» **REQUIREMENT**: Set down each line of the material that follows, exactly, with no pictures.
━━━━━ DATA PROVIDED
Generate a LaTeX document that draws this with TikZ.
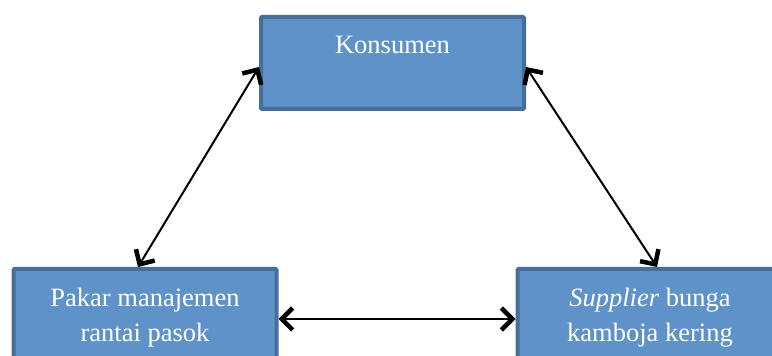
\documentclass[tikz,border=0pt]{standalone}
\usepackage{fontspec}
\setmainfont{Liberation Serif}
\usetikzlibrary{arrows.meta}
\definecolor{boxfill}{RGB}{94,146,200}
\definecolor{boxline}{RGB}{70,110,155}
\tikzset{
  blockbox/.style={draw=boxline, fill=boxfill, line width=4pt, minimum width=263pt, minimum height=92pt, inner sep=0pt, rounded corners=1pt},
  boxtext/.style={text=white, font=\fontsize{26.5}{35}\selectfont, align=center, inner sep=0pt},
  link/.style={line width=2pt, {Straight Barb[length=11pt,width=22pt,line width=4.5pt]}-{Straight Barb[length=11pt,width=22pt,line width=4.5pt]}}
}
\begin{document}
\begin{tikzpicture}[x=1pt,y=1pt]
\useasboundingbox (0,0) rectangle (772,356);
\clip (0,0) rectangle (772,356);
\node[blockbox] (k) at (392.5,293) {};
\node[boxtext] (kt) at (392.5,311) {Konsumen};
\node[blockbox] (p) at (145,41) {};
\node[boxtext] (pt) at (145,38) {Pakar manajemen\\rantai pasok};
\node[blockbox] (s) at (649,41) {};
\node[boxtext] (st) at (650,38) {\textit{Supplier} bunga\\kamboja kering};
\draw[link] ([yshift=-4pt]k.west) -- ([xshift=-7pt]p.north);
\draw[link] ([yshift=-4pt]k.east) -- ([xshift=8pt]s.north);
\draw[link] ([yshift=-4pt]p.east) -- ([yshift=-4pt]s.west);
\end{tikzpicture}
\end{document}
━━━━━━━━━━
» **EXERCISE OUTPUT**:
Generate a LaTeX document that draws this with TikZ.
\documentclass[tikz,border=0pt]{standalone}
\usepackage{fontspec}
\setmainfont{Liberation Serif}
\usetikzlibrary{arrows.meta}
\definecolor{boxfill}{RGB}{94,146,200}
\definecolor{boxline}{RGB}{70,110,155}
\tikzset{
  blockbox/.style={draw=boxline, fill=boxfill, line width=4pt, minimum width=263pt, minimum height=92pt, inner sep=0pt, rounded corners=1pt},
  boxtext/.style={text=white, font=\fontsize{26.5}{35}\selectfont, align=center, inner sep=0pt},
  link/.style={line width=2pt, {Straight Barb[length=11pt,width=22pt,line width=4.5pt]}-{Straight Barb[length=11pt,width=22pt,line width=4.5pt]}}
}
\begin{document}
\begin{tikzpicture}[x=1pt,y=1pt]
\useasboundingbox (0,0) rectangle (772,356);
\clip (0,0) rectangle (772,356);
\node[blockbox] (k) at (392.5,293) {};
\node[boxtext] (kt) at (392.5,311) {Konsumen};
\node[blockbox] (p) at (145,41) {};
\node[boxtext] (pt) at (145,38) {Pakar manajemen\\rantai pasok};
\node[blockbox] (s) at (649,41) {};
\node[boxtext] (st) at (650,38) {\textit{Supplier} bunga\\kamboja kering};
\draw[link] ([yshift=-4pt]k.west) -- ([xshift=-7pt]p.north);
\draw[link] ([yshift=-4pt]k.east) -- ([xshift=8pt]s.north);
\draw[link] ([yshift=-4pt]p.east) -- ([yshift=-4pt]s.west);
\end{tikzpicture}
\end{document}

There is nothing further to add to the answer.